Joan Micklin Silver, Director of ‘Crossing Delancey’ and ‘Hester Street,’ Dies at 85
Joan Micklin Silver, the director of films like “Crossing Delancy,” “Hester Street,” and “Between the Lines” died on Thursday at the age of 85, The New York Times reports. Her daughter, Claudia Silver, told the paper that the cause of death was vascular dementia. In addition to Claudia, Silver’s survivors include two other daughters, Dina and Marisa Silver; a sister, Renee; and five grandchildren. Her long-time husband, Raphael D. Silver, died at age 83 in 2013 after a skiing accident in Park City, Utah.
An indie pioneer who first got her start writing a series of educational films for companies like Encyclopedia Britannica and the Learning Corporation of America in the 1970s, Silver was long aware of the barriers that would likely prevent her from entering into the male-dominated filmmaking milieu. (A telling interview quote that appears on her Wikipedia page: “I had absolutely no chance of getting work as a director”; the Times adds another heartbreaker from a 1979 AFI interview, with Silver noting, “I had such blatantly sexist things said to me by studio executives when I started,” adding that one high-powered man once told her that “feature films are very expensive to mount and distribute, and women directors are one more problem we don’t need.”)
And yet the Omaha native soon made her own opportunities, including writing and directing her first film, the low-budget drama 1975 “Hester Street.” The film, which starred a young Carol Kane and earned the actress an Oscar nomination, followed a young Jewish Russian immigrant couple making their way in 1890s America, a story reflective of the lives of her own parents, who both emigrated to the states as children.
Shot over 34 days, the final product was in black and white, and featured mostly Yiddish with English subtitles.

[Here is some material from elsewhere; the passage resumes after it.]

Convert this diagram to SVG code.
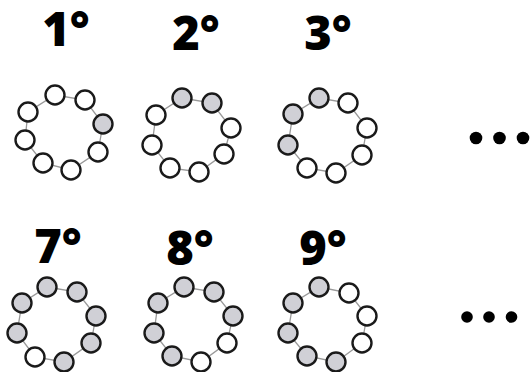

It was not a slam-dunk effort, and the Times quotes Silver in a 2005 interview, bluntly reflecting that “nobody wanted to release it. The only offer was to release it on 16 [mm] to the synagogue market.”

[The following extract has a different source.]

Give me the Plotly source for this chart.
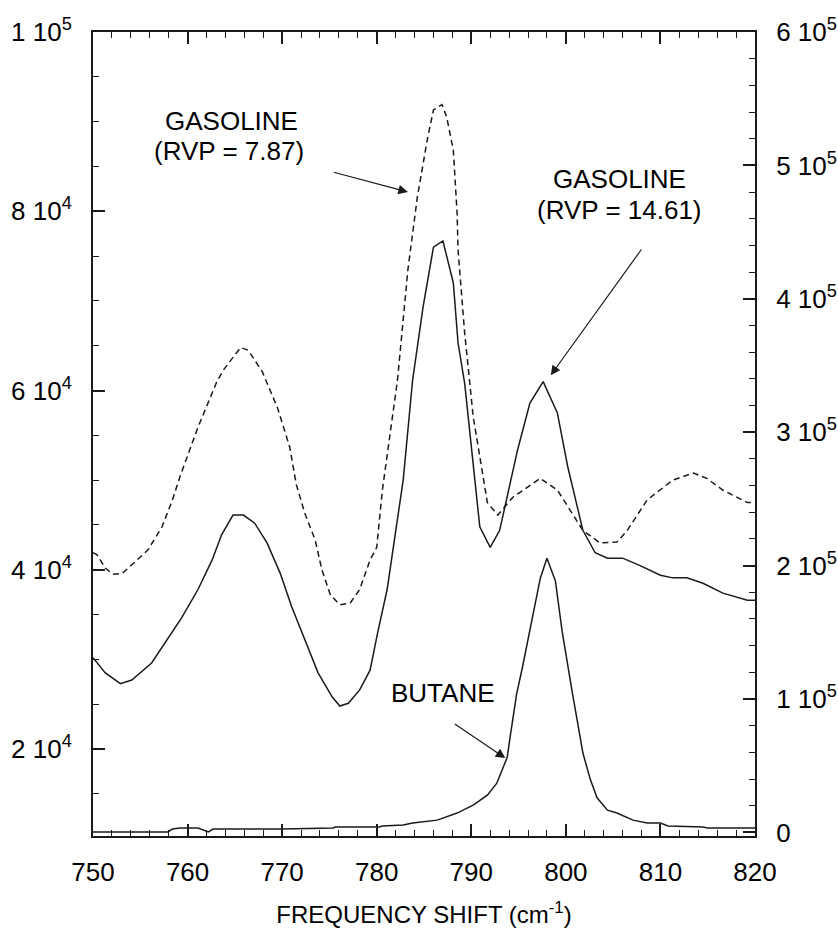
import plotly.graph_objects as go

# ---- data (frequency shift in cm^-1) ----
gas1461_x = [750.0, 751.3, 752.9, 754.1, 756.2, 757.6, 759.4, 761.1, 762.6, 763.6, 764.8, 765.9,
             767.1, 768.4, 769.8, 771.0, 772.4, 773.8, 775.3, 776.1, 777.0, 778.2, 779.3, 780.1,
             781.1, 781.9, 782.8, 783.8, 784.9, 786.0, 787.0, 788.1, 788.6, 789.3, 790.9, 792.0,
             793.0, 794.9, 796.2, 797.6, 799.1, 800.2, 801.8, 803.1, 804.4, 806.0, 807.8, 810.0,
             811.3, 812.8, 814.5, 816.6, 819.2, 820.0]
gas1461_y = [30200, 28500, 27300, 27700, 29600, 31800, 34700, 37800, 41100, 43900, 46100, 46100,
             45200, 43000, 39600, 35900, 32200, 28500, 25800, 24800, 25100, 26600, 28800, 33000,
             37800, 43700, 50000, 61200, 69300, 76000, 76700, 72000, 65300, 60800, 44800, 42500,
             44400, 53400, 58600, 61000, 57500, 51500, 44400, 41900, 41300, 41300, 40500, 39400,
             39100, 39100, 38500, 37400, 36600, 36600]

gas787_x = [750.0, 750.4, 751.3, 752.1, 753.1, 754.4, 755.8, 757.3, 758.4, 759.2, 761.1, 763.1,
            763.8, 765.6, 766.4, 767.9, 769.5, 770.8, 771.5, 772.4, 773.5, 774.2, 775.1, 776.1,
            777.2, 778.2, 779.3, 780.0, 780.6, 782.2, 783.3, 784.3, 784.9, 785.4, 786.0, 786.9,
            787.4, 788.1, 788.5, 788.6, 789.3, 790.2, 791.7, 792.8, 794.4, 797.3, 799.1, 800.4,
            801.8, 803.6, 805.4, 806.5, 808.6, 811.3, 813.5, 814.9, 816.6, 819.2, 820.0]
gas787_y = [41900, 41700, 40200, 39500, 39600, 40800, 42200, 44800, 47800, 50400, 55900, 61000,
            62300, 64800, 64500, 62100, 58100, 53700, 49500, 46300, 43300, 40000, 37200, 36100,
            36300, 37800, 41100, 42500, 48900, 61200, 73500, 81600, 85400, 88300, 91300, 91900,
            90500, 86800, 79800, 75700, 66400, 57100, 47500, 46100, 48100, 50200, 48900, 46700,
            44400, 43000, 43100, 44400, 47800, 50000, 50800, 50200, 48900, 47500, 47500]

butane_x = [750.0, 757.9, 758.4, 759.2, 761.1, 762.2, 762.7, 770.0, 775.4, 775.6, 780.3, 780.6,
            782.8, 783.8, 786.4, 788.5, 790.2, 791.7, 792.7, 793.4, 793.8, 794.1, 794.4, 794.8,
            795.4, 796.2, 797.3, 798.0, 798.9, 799.6, 800.1, 800.7, 801.2, 801.8, 802.6, 803.3,
            804.4, 805.4, 807.1, 808.6, 810.0, 810.8, 814.5, 815.0, 820.0]
butane_y = [300, 300, 2500, 3300, 3300, 300, 2500, 2500, 3300, 4000, 4000, 4800,
            5500, 7000, 9200, 14500, 20400, 27900, 36900, 48800, 56300, 71200, 86100, 104000,
            123400, 151000, 190600, 205500, 188400, 151000, 128700, 104000, 84000, 59500, 39400, 25900,
            16700, 14500, 9200, 7000, 7000, 4800, 4000, 3300, 3300]

left_ticks = [20000, 40000, 60000, 80000, 100000]
left_text = ["2 10<sup>4</sup>", "4 10<sup>4</sup>", "6 10<sup>4</sup>", "8 10<sup>4</sup>", "1 10<sup>5</sup>"]
right_ticks = [0, 100000, 200000, 300000, 400000, 500000, 600000]
right_text = ["0", "1 10<sup>5</sup>", "2 10<sup>5</sup>", "3 10<sup>5</sup>",
              "4 10<sup>5</sup>", "5 10<sup>5</sup>", "6 10<sup>5</sup>"]
x_ticks = [750, 760, 770, 780, 790, 800, 810, 820]

LINE = "#1a1a1a"
FAM = "Liberation Sans, Arial, sans-serif"
FONT = dict(family=FAM, size=26, color="black")

fig = go.Figure()
fig.add_trace(go.Scatter(x=gas787_x, y=gas787_y, mode="lines",
                         line=dict(color=LINE, width=1.5, dash="6px,4px"), yaxis="y"))
fig.add_trace(go.Scatter(x=gas1461_x, y=gas1461_y, mode="lines",
                         line=dict(color=LINE, width=1.5), yaxis="y"))
fig.add_trace(go.Scatter(x=butane_x, y=butane_y, mode="lines",
                         line=dict(color=LINE, width=1.5), yaxis="y2"))

minor_x = dict(dtick=2, tick0=750, ticks="inside", ticklen=6, tickwidth=1.3, tickcolor=LINE)

fig.update_layout(
    width=838, height=929,
    margin=dict(l=93, r=83, t=32, b=93, autoexpand=False),
    paper_bgcolor="white", plot_bgcolor="white",
    showlegend=False,
    font=FONT,
    xaxis=dict(range=[750, 820], tickmode="array", tickvals=x_ticks,
               ticks="inside", ticklen=12, tickwidth=1.5, tickcolor=LINE,
               minor=minor_x, automargin=False,
               showline=True, linecolor=LINE, linewidth=2, mirror=True,
               showgrid=False, zeroline=False, ticklabelstandoff=12,
               title=dict(text="FREQUENCY SHIFT (cm<sup>-1</sup>)", font=dict(size=24), standoff=20),
               tickfont=dict(size=26)),
    xaxis2=dict(range=[750, 820], overlaying="x", side="top", tickmode="array", tickvals=x_ticks,
                ticks="inside", ticklen=12, tickwidth=1.5, tickcolor=LINE,
                minor=minor_x, showticklabels=False, automargin=False,
                showline=True, linecolor=LINE, linewidth=2,
                showgrid=False, zeroline=False),
    yaxis=dict(range=[10300, 100000], tickmode="array", tickvals=left_ticks, ticktext=left_text,
               ticks="inside", ticklen=12, tickwidth=1.5, tickcolor=LINE,
               minor=dict(dtick=5000, tick0=0, ticks="inside", ticklen=6, tickwidth=1.3, tickcolor=LINE),
               showline=True, linecolor=LINE, linewidth=2, mirror=False, automargin=False,
               showgrid=False, zeroline=False, ticklabelstandoff=14,
               tickfont=dict(size=26)),
    yaxis2=dict(range=[-2700, 600000], overlaying="y", side="right",
                tickmode="array", tickvals=right_ticks, ticktext=right_text,
                ticks="inside", ticklen=12, tickwidth=1.5, tickcolor=LINE,
                minor=dict(dtick=20000, tick0=0, ticks="inside", ticklen=6, tickwidth=1.3, tickcolor=LINE),
                showline=True, linecolor=LINE, linewidth=2, automargin=False,
                showgrid=False, zeroline=False, ticklabelstandoff=14,
                tickfont=dict(size=26)),
)

# invisible helper trace so the top axis is drawn
fig.add_trace(go.Scatter(x=[x_ticks[0], x_ticks[-1]], y=[left_ticks[0], left_ticks[0]], mode="lines",
                         line=dict(width=0), xaxis="x2", yaxis="y", hoverinfo="skip", opacity=0))

ann_font = dict(family=FAM, size=26, color="black")
texts = [
    ("GASOLINE", 764.6, 90100),
    ("(RVP = 7.87)", 764.4, 86700),
    ("GASOLINE", 805.7, 83600),
    ("(RVP = 14.61)", 805.7, 80100),
    ("BUTANE", 787.0, 26250),
]
for t, x, y in texts:
    fig.add_annotation(x=x, y=y, xref="x", yref="y", text=t, showarrow=False,
                       font=ann_font, xanchor="center", yanchor="middle")

arrows = [
    (783.3, 82150, 775.3, 84400),
    (798.4, 61700, 808.1, 75900),
    (793.6, 19000, 788.1, 22900),
]
for hx, hy, tx, ty in arrows:
    fig.add_annotation(x=hx, y=hy, ax=tx, ay=ty, xref="x", yref="y", axref="x", ayref="y",
                       text="", showarrow=True, arrowhead=2, arrowsize=1.6, arrowwidth=1.2,
                       arrowcolor=LINE)

fig.write_html("out.html")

Eventually, it was Silver’s husband that helped the film find a home. The Times notes that the “commercial real estate developer, stepped in to finance, produce and even distribute the film after selling it to some international markets while attending the Cannes Film Festival.” The film “opened at the Plaza Theater in Manhattan in October 1975, then in theaters nationwide, and soon earned $5 million (about $25 million today), almost 14 times its $370,000 budget. (Ms. Silver sometimes cited an even lower budget figure: $320,000.)”
Silver occasionally worked in the studio system, including being hired and fired by Paramount to adapt Lois Gould’s novel “Such Good Friends” (she was not the only writer the studio treated this way when it came to the project), and later seeing Universal Pictures by a screenplay she penned alongside her early creative partner Linda Gottlieb, only to rewrite it and give it to a director who did share the women’s vision. Still, her best successes were the ones she made for herself.

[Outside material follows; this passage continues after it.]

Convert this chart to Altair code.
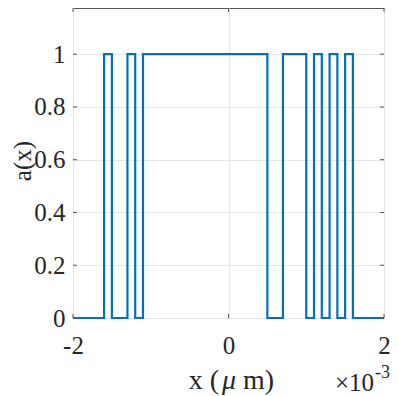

She followed “Hester Street” with a variety of indie features, including the newspaper dramedy “Between the Lines,” starring a young Jeff Goldblum, followed by the Ann Beattie adaptation first known as “Head Over Heels.” That particular project was also a source of pain, and United Artists tried to sell the John Heard- and Mary Beth Hurt-starring film as a zippy romp, only for it fail at the box office. As the Times notes, “After it bombed, the film’s young producers insisted on restoring the original title [‘Chilly Scenes of Winter’], giving it a new, less perky ending and having it re-released. This time it was received much more favorably.”
Her varied career also included off-Broadway work, a number of TV movies (her final three films were all made for the small screen), and a pair of light comedies in the form of the Patrick Dempsey-starring “Loverboy,” in which he plays a pizza-boy-turned-escort, and the coming-of-age comedy “Big Girls Don’t Cry…They Get Even.” In total, she directed seven feature films over a career that spanned four decades. To most audiences, however, she was best known for her 1988 romantic comedy “Crossing Delancey,” which combined her eye for comedy and her affection for the Jewish immigrant experience that she previously played for more dramatic effect in “Hester Street.” The film starred Amy Irving, who earned a Golden Globe nomination for her work.
Silver had not worked since 2003, when she directed “Hunger Point,” a TV movie following a family dealing with their daughter’s disordered eating. Her work has recently been the subject of renewed interest, however: a stage adaptation of “Hester Street” was announced in 2016, and “Between the Lines” recently received a fresh restoration. At this year’s virtual Cannes market, Cohen Media Group offered that film, along with a trio of other restorations (including “Hester Street”) to worldwide buyers.